EXERCISE OBJECTIVE: Your job is to retype all of the data word for word, leaving every image out.

***** RECORDED DATA

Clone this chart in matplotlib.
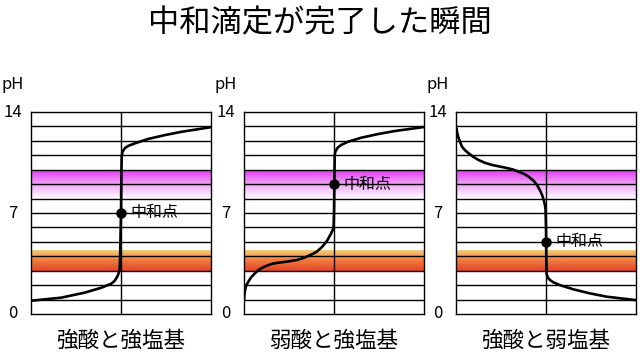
import numpy as np
import matplotlib
matplotlib.use("Agg")
import matplotlib.pyplot as plt
from matplotlib.colors import LinearSegmentedColormap
from matplotlib.transforms import blended_transform_factory

plt.rcParams["font.family"] = ["Noto Sans CJK JP", "DejaVu Sans"]

title = "中和滴定が完了した瞬間"
panel_names = ["強酸と強塩基", "弱酸と強塩基", "強酸と弱塩基"]
point_label = "中和点"
ph_ticks = [0, 7, 14]

# indicator ranges (pH)
phenol_range = [8.0, 10.0]
methyl_range = [3.0, 4.4]

# titration curves: added base (x, equivalence at 1) vs pH
strong_strong_x = [0, 0.334, 0.597, 0.781, 0.892, 0.93, 0.959, 0.975, 0.985, 0.99,
                   1.0, 1.005, 1.008, 1.015, 1.03, 1.044, 1.08, 1.156, 1.3, 1.488, 1.674, 2.0]
strong_strong_ph = [0.92, 1.13, 1.48, 1.82, 2.1, 2.3, 2.6, 2.85, 3.05, 4.0,
                    7.0, 10.0, 10.9, 11.2, 11.38, 11.5, 11.65, 11.83, 12.13, 12.4, 12.63, 12.95]

weak_strong_x = [0, 0.004, 0.012, 0.025, 0.048, 0.08, 0.122, 0.16, 0.214, 0.27, 0.326, 0.4,
                 0.474, 0.586, 0.64, 0.696, 0.75, 0.808, 0.86, 0.9, 0.93, 0.948, 0.965,
                 0.978, 0.988, 0.995, 1.0, 1.004, 1.008, 1.015, 1.03,
                 1.044, 1.08, 1.156, 1.304, 1.488, 1.674, 2.0]
weak_strong_ph = [0.97, 1.3, 1.66, 1.98, 2.24, 2.55, 2.82, 3.05, 3.24, 3.39, 3.5, 3.57,
                  3.63, 3.74, 3.84, 3.97, 4.12, 4.32, 4.6, 4.9, 5.15, 5.36, 5.55,
                  5.72, 5.85, 6.0, 7.0, 9.0, 11.0, 11.25, 11.42,
                  11.55, 11.72, 11.94, 12.22, 12.47, 12.68, 12.96]

strong_weak_x = [0.005, 0.015, 0.03, 0.066, 0.1, 0.14, 0.19, 0.252, 0.32, 0.4, 0.548, 0.63,
                 0.696, 0.76, 0.808, 0.86, 0.9, 0.935, 0.956, 0.975, 0.988, 0.995,
                 1.0, 1.003, 1.006, 1.015, 1.03, 1.044, 1.08, 1.156,
                 1.304, 1.488, 1.674, 2.0]
strong_weak_ph = [12.9, 12.5, 12.17, 11.6, 11.35, 11.14, 10.9, 10.67, 10.48, 10.33, 10.14, 10.02,
                  9.86, 9.7, 9.51, 9.25, 8.94, 8.55, 8.25, 7.9, 7.55, 7.2,
                  6.0, 4.0, 2.82, 2.6, 2.45, 2.36, 2.2, 2.0,
                  1.71, 1.43, 1.2, 0.96]

equiv_ph = [7, 9, 5]

curves = [(strong_strong_x, strong_strong_ph),
          (weak_strong_x, weak_strong_ph),
          (strong_weak_x, strong_weak_ph)]

magenta_cmap = LinearSegmentedColormap.from_list("mag", ["#ffffff", "#f1a8f7", "#e03cf1"])
orange_cmap = LinearSegmentedColormap.from_list("org", ["#e8412a", "#ef7a3e", "#f7cc7e"])
grad = np.linspace(0, 1, 256).reshape(-1, 1)

fig = plt.figure(figsize=(6.4, 3.6), dpi=100)
W, H = 640, 360
box_left = [31, 244, 456]
box_top, box_bottom, box_w = 112, 314, 180

fig.text(0.5, 1 - 23 / H, title, ha="center", va="center", fontsize=22.5)

for i, (xs, ys) in enumerate(curves):
    ax = fig.add_axes([box_left[i] / W, 1 - box_bottom / H, box_w / W, (box_bottom - box_top) / H])
    ax.set_xlim(0, 2)
    ax.set_ylim(0, 14)
    ax.set_xticks([])
    ax.set_yticks([])
    for s in ax.spines.values():
        s.set_linewidth(1.0)

    ax.imshow(grad, extent=[0, 2, phenol_range[0], phenol_range[1]], origin="lower",
              aspect="auto", cmap=magenta_cmap, zorder=0)
    ax.imshow(grad, extent=[0, 2, methyl_range[0], methyl_range[1]], origin="lower",
              aspect="auto", cmap=orange_cmap, zorder=0)

    for p in range(1, 14):
        ax.axhline(p, color="black", lw=1.0, zorder=1)
    ax.axvline(1, color="black", lw=1.0, zorder=1)

    ax.plot(xs, ys, color="black", lw=1.9, zorder=3, solid_capstyle="butt", solid_joinstyle="round")
    ax.plot([1], [equiv_ph[i]], "o", color="black", ms=6.5, zorder=4)
    ax.annotate(point_label, (1, equiv_ph[i]), xytext=(7, 0), textcoords="offset points",
                ha="left", va="center", fontsize=11.5, zorder=5)

    trans = blended_transform_factory(ax.transAxes, ax.transData)
    for t in ph_ticks:
        ax.text(-0.1, t, str(t), transform=trans, ha="center", va="center", fontsize=12)
    ax.text(-0.1, 1.135, "pH", transform=ax.transAxes, ha="center", va="center", fontsize=12)

    fig.text((box_left[i] + box_w / 2) / W, 1 - 341 / H, panel_names[i],
             ha="center", va="center", fontsize=15.5)

fig.savefig("out.png", dpi=100)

**********

THE SOLUTION:
Clone this chart in matplotlib.
import numpy as np
import matplotlib
matplotlib.use("Agg")
import matplotlib.pyplot as plt
from matplotlib.colors import LinearSegmentedColormap
from matplotlib.transforms import blended_transform_factory

plt.rcParams["font.family"] = ["Noto Sans CJK JP", "DejaVu Sans"]

title = "中和滴定が完了した瞬間"
panel_names = ["強酸と強塩基", "弱酸と強塩基", "強酸と弱塩基"]
point_label = "中和点"
ph_ticks = [0, 7, 14]

# indicator ranges (pH)
phenol_range = [8.0, 10.0]
methyl_range = [3.0, 4.4]

# titration curves: added base (x, equivalence at 1) vs pH
strong_strong_x = [0, 0.334, 0.597, 0.781, 0.892, 0.93, 0.959, 0.975, 0.985, 0.99,
                   1.0, 1.005, 1.008, 1.015, 1.03, 1.044, 1.08, 1.156, 1.3, 1.488, 1.674, 2.0]
strong_strong_ph = [0.92, 1.13, 1.48, 1.82, 2.1, 2.3, 2.6, 2.85, 3.05, 4.0,
                    7.0, 10.0, 10.9, 11.2, 11.38, 11.5, 11.65, 11.83, 12.13, 12.4, 12.63, 12.95]

weak_strong_x = [0, 0.004, 0.012, 0.025, 0.048, 0.08, 0.122, 0.16, 0.214, 0.27, 0.326, 0.4,
                 0.474, 0.586, 0.64, 0.696, 0.75, 0.808, 0.86, 0.9, 0.93, 0.948, 0.965,
                 0.978, 0.988, 0.995, 1.0, 1.004, 1.008, 1.015, 1.03,
                 1.044, 1.08, 1.156, 1.304, 1.488, 1.674, 2.0]
weak_strong_ph = [0.97, 1.3, 1.66, 1.98, 2.24, 2.55, 2.82, 3.05, 3.24, 3.39, 3.5, 3.57,
                  3.63, 3.74, 3.84, 3.97, 4.12, 4.32, 4.6, 4.9, 5.15, 5.36, 5.55,
                  5.72, 5.85, 6.0, 7.0, 9.0, 11.0, 11.25, 11.42,
                  11.55, 11.72, 11.94, 12.22, 12.47, 12.68, 12.96]

strong_weak_x = [0.005, 0.015, 0.03, 0.066, 0.1, 0.14, 0.19, 0.252, 0.32, 0.4, 0.548, 0.63,
                 0.696, 0.76, 0.808, 0.86, 0.9, 0.935, 0.956, 0.975, 0.988, 0.995,
                 1.0, 1.003, 1.006, 1.015, 1.03, 1.044, 1.08, 1.156,
                 1.304, 1.488, 1.674, 2.0]
strong_weak_ph = [12.9, 12.5, 12.17, 11.6, 11.35, 11.14, 10.9, 10.67, 10.48, 10.33, 10.14, 10.02,
                  9.86, 9.7, 9.51, 9.25, 8.94, 8.55, 8.25, 7.9, 7.55, 7.2,
                  6.0, 4.0, 2.82, 2.6, 2.45, 2.36, 2.2, 2.0,
                  1.71, 1.43, 1.2, 0.96]

equiv_ph = [7, 9, 5]

curves = [(strong_strong_x, strong_strong_ph),
          (weak_strong_x, weak_strong_ph),
          (strong_weak_x, strong_weak_ph)]

magenta_cmap = LinearSegmentedColormap.from_list("mag", ["#ffffff", "#f1a8f7", "#e03cf1"])
orange_cmap = LinearSegmentedColormap.from_list("org", ["#e8412a", "#ef7a3e", "#f7cc7e"])
grad = np.linspace(0, 1, 256).reshape(-1, 1)

fig = plt.figure(figsize=(6.4, 3.6), dpi=100)
W, H = 640, 360
box_left = [31, 244, 456]
box_top, box_bottom, box_w = 112, 314, 180

fig.text(0.5, 1 - 23 / H, title, ha="center", va="center", fontsize=22.5)

for i, (xs, ys) in enumerate(curves):
    ax = fig.add_axes([box_left[i] / W, 1 - box_bottom / H, box_w / W, (box_bottom - box_top) / H])
    ax.set_xlim(0, 2)
    ax.set_ylim(0, 14)
    ax.set_xticks([])
    ax.set_yticks([])
    for s in ax.spines.values():
        s.set_linewidth(1.0)

    ax.imshow(grad, extent=[0, 2, phenol_range[0], phenol_range[1]], origin="lower",
              aspect="auto", cmap=magenta_cmap, zorder=0)
    ax.imshow(grad, extent=[0, 2, methyl_range[0], methyl_range[1]], origin="lower",
              aspect="auto", cmap=orange_cmap, zorder=0)

    for p in range(1, 14):
        ax.axhline(p, color="black", lw=1.0, zorder=1)
    ax.axvline(1, color="black", lw=1.0, zorder=1)

    ax.plot(xs, ys, color="black", lw=1.9, zorder=3, solid_capstyle="butt", solid_joinstyle="round")
    ax.plot([1], [equiv_ph[i]], "o", color="black", ms=6.5, zorder=4)
    ax.annotate(point_label, (1, equiv_ph[i]), xytext=(7, 0), textcoords="offset points",
                ha="left", va="center", fontsize=11.5, zorder=5)

    trans = blended_transform_factory(ax.transAxes, ax.transData)
    for t in ph_ticks:
        ax.text(-0.1, t, str(t), transform=trans, ha="center", va="center", fontsize=12)
    ax.text(-0.1, 1.135, "pH", transform=ax.transAxes, ha="center", va="center", fontsize=12)

    fig.text((box_left[i] + box_w / 2) / W, 1 - 341 / H, panel_names[i],
             ha="center", va="center", fontsize=15.5)

fig.savefig("out.png", dpi=100)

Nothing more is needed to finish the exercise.